El aroma de pollo asado llenaba el apartamento.
—¿Estamos celebrando algo? —preguntó Katya, colgando su abrigo.
—La cena es en treinta minutos. Ayuda a Yura a poner la mesa —dijo Marina, casi radiante.
—Espera… ¿te vas a casar? —Katya arqueó una ceja.

Marina se sonrojó.
—Quiero que conozcan a alguien. Se llama Sergey.

Los niños se detuvieron y luego la abrazaron.
—Si es un buen hombre, nos alegramos por ti.

Marina sonrió entre lágrimas.
—Lo es. Se los prometo.

Unos golpes sonaron en la puerta.
—¡Yo abro! —gritó Yura, corriendo.

Marina se quedó quieta un momento, con el corazón lleno. Ya no había vuelta atrás.

Se casaron en una pequeña ceremonia familiar al mes siguiente. Sergey demostró ser una presencia estable y amable. Yura lo adoraba. Katya llegó a confiar en él también.

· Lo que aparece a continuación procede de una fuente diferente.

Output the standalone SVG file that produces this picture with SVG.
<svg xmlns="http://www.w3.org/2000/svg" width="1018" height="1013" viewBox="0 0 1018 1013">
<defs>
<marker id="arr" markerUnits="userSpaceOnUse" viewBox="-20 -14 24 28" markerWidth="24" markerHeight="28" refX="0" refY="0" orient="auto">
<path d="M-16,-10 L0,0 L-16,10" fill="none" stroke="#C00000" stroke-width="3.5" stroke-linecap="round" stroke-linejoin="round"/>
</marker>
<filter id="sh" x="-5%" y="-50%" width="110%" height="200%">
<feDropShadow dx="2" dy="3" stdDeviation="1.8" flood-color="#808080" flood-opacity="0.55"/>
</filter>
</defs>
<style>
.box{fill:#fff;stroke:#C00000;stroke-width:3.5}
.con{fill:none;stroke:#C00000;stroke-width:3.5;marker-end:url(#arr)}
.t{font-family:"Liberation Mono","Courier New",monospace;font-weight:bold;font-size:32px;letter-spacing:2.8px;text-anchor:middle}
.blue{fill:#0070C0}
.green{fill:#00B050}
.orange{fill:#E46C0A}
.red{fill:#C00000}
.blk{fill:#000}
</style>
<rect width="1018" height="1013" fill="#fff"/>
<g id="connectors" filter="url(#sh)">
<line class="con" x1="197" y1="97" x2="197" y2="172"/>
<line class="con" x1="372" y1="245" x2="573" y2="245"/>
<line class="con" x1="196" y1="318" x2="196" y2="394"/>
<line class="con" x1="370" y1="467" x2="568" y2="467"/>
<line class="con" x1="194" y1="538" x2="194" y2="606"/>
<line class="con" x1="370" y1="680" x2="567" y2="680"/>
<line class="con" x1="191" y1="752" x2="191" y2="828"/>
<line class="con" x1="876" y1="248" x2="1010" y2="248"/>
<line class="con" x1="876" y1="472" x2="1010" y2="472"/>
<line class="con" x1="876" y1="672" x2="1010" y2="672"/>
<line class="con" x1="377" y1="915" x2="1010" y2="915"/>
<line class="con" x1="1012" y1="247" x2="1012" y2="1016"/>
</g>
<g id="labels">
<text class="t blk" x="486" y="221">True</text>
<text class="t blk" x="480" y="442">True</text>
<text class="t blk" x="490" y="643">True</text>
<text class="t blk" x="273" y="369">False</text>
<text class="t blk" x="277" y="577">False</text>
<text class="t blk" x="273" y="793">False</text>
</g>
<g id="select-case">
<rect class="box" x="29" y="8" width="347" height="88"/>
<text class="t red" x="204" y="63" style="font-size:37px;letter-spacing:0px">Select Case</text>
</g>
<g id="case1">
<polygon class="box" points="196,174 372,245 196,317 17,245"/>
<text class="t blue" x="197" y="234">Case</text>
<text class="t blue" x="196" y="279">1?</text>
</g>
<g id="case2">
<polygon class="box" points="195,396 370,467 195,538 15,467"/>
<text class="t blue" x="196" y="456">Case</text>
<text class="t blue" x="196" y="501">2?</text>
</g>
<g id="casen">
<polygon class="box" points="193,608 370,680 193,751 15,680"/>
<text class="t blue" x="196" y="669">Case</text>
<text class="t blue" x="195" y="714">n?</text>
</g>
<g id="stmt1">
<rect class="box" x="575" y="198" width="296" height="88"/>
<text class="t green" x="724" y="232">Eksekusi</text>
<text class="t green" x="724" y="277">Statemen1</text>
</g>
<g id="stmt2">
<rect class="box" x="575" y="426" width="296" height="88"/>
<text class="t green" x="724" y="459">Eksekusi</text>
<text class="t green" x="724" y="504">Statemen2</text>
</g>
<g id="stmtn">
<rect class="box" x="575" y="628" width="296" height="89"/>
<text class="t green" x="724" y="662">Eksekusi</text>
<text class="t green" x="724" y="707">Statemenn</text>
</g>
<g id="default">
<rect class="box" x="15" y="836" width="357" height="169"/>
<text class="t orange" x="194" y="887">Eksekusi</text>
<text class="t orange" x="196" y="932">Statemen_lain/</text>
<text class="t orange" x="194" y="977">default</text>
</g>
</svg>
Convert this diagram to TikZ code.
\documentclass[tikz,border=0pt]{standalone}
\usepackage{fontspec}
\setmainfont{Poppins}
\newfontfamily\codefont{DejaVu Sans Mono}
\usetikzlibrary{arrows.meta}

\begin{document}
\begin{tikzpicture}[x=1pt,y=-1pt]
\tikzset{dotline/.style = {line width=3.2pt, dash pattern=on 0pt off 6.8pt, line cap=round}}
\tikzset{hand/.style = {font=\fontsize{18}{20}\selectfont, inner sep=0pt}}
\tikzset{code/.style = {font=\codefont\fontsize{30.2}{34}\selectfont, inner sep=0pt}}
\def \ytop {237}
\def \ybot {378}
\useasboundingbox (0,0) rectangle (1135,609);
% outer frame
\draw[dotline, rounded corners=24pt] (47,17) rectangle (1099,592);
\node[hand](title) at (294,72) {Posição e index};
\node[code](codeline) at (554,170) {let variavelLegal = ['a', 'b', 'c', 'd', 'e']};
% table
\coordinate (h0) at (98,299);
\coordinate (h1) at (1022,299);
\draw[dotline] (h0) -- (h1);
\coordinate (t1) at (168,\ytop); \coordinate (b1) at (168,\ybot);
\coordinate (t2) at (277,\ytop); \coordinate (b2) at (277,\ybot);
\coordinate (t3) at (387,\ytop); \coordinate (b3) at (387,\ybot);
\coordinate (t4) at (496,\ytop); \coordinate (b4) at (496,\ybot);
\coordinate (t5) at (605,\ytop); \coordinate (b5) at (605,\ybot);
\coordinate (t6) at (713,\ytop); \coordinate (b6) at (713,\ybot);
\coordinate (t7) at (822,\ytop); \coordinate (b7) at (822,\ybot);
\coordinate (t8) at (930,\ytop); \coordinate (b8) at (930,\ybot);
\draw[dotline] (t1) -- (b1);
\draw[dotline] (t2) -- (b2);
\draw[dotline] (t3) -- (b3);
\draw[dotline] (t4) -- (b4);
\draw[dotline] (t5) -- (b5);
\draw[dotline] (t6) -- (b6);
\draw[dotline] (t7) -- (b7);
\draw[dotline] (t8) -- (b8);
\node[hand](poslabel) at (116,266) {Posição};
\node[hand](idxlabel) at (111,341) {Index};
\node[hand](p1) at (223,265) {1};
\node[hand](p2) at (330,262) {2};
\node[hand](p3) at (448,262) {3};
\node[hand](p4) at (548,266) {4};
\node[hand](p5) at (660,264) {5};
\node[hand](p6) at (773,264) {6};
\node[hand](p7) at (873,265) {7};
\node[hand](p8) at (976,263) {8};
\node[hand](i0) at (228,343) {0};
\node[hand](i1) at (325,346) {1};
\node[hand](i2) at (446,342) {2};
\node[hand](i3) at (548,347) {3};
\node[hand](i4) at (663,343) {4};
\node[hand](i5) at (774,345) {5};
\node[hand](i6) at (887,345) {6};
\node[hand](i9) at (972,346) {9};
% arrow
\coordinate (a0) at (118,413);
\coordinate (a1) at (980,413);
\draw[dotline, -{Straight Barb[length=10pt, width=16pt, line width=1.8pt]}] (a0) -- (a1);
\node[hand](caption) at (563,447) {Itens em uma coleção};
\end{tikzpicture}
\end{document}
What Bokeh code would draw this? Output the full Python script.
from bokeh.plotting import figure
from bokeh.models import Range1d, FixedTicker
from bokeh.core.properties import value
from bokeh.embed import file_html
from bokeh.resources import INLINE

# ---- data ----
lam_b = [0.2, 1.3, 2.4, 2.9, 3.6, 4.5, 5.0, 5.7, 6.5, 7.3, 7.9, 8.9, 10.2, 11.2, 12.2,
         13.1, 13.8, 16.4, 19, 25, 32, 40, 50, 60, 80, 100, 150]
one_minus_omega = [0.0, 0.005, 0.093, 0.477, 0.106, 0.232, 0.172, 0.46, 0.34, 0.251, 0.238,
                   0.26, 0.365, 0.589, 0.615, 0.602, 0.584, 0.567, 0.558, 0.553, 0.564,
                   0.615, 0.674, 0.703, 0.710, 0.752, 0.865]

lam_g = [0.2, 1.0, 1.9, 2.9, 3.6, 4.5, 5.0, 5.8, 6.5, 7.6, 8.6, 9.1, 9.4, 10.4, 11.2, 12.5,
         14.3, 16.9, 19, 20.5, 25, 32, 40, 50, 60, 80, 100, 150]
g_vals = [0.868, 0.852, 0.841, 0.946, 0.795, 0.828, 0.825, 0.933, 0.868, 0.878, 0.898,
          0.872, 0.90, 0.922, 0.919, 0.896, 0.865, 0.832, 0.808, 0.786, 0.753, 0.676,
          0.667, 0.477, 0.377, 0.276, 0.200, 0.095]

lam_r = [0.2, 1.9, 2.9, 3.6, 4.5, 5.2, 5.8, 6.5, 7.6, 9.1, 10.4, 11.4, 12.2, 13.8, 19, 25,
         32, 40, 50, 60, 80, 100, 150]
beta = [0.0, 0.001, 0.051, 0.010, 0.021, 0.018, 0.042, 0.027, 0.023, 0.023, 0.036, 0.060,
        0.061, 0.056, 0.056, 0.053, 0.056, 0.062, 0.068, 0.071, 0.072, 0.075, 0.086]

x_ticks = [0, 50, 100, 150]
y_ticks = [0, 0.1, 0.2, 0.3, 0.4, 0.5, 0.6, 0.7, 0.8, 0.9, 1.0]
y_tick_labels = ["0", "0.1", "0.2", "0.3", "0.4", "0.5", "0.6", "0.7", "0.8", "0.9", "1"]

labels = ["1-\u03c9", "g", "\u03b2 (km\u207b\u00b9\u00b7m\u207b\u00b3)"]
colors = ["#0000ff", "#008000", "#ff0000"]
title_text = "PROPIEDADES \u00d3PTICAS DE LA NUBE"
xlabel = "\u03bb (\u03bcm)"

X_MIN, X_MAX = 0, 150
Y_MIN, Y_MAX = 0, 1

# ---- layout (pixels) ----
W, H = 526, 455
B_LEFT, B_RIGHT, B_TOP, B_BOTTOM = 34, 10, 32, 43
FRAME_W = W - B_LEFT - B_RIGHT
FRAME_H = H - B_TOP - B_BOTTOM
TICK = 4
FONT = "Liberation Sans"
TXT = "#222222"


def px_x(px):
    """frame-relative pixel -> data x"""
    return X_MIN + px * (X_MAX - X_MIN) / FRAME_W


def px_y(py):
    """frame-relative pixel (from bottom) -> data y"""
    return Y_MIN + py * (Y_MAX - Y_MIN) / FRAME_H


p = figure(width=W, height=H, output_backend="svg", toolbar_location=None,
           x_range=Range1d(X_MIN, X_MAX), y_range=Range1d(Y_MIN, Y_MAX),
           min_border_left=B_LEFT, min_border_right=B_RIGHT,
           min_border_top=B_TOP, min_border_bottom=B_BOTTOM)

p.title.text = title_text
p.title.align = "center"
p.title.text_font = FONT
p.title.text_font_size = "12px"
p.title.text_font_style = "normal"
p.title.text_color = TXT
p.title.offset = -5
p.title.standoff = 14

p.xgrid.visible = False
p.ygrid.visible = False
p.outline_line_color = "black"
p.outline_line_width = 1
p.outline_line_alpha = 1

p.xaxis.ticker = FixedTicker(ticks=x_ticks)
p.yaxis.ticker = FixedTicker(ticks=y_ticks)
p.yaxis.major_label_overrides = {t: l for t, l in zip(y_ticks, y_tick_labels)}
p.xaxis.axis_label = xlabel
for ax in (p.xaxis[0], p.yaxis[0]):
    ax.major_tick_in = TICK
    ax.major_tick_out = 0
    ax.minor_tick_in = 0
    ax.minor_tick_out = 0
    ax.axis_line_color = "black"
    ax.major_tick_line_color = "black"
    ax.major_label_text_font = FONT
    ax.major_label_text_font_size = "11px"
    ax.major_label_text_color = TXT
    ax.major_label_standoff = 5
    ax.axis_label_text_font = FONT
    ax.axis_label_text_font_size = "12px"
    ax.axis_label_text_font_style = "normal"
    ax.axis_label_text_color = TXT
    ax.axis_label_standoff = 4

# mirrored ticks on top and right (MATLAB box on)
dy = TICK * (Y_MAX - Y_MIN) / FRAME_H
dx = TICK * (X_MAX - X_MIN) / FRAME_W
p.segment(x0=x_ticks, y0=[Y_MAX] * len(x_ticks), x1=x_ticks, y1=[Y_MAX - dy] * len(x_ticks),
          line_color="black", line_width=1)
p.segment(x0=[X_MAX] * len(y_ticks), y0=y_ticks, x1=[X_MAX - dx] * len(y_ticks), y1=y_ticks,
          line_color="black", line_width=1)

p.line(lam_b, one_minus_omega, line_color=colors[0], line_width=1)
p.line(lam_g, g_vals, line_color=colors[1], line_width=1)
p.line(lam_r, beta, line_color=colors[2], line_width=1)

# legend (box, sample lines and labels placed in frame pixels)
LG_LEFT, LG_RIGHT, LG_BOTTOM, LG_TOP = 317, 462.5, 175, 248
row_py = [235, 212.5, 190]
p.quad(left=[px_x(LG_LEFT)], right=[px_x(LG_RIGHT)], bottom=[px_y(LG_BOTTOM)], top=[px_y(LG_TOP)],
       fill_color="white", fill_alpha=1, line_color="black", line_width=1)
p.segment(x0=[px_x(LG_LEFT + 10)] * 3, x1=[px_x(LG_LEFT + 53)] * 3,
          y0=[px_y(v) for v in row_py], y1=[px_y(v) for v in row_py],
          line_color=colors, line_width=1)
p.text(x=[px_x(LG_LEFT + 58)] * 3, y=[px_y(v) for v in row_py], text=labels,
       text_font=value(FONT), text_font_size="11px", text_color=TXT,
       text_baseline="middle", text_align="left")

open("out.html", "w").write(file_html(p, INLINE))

Kostya y Lena fueron acusados de fraude. Marina tuvo que testificar: su nombre seguía en todos los papeles. La sala del tribunal estaba llena de ira y reproches. Marina solo sintió lástima.

¿La deuda? Seguía siendo suya. El tribunal se negó a cancelarla. Pero Sergey intervino.
—Se acabó, Marish —dijo una noche, abrazándola—. Vamos a construir algo nuevo. Aunque ahora esté en bancarrota —bromeó.

Ella rió.
—Lo recuperaremos. Juntos.

Y esta vez, lo creyó con todo su corazón.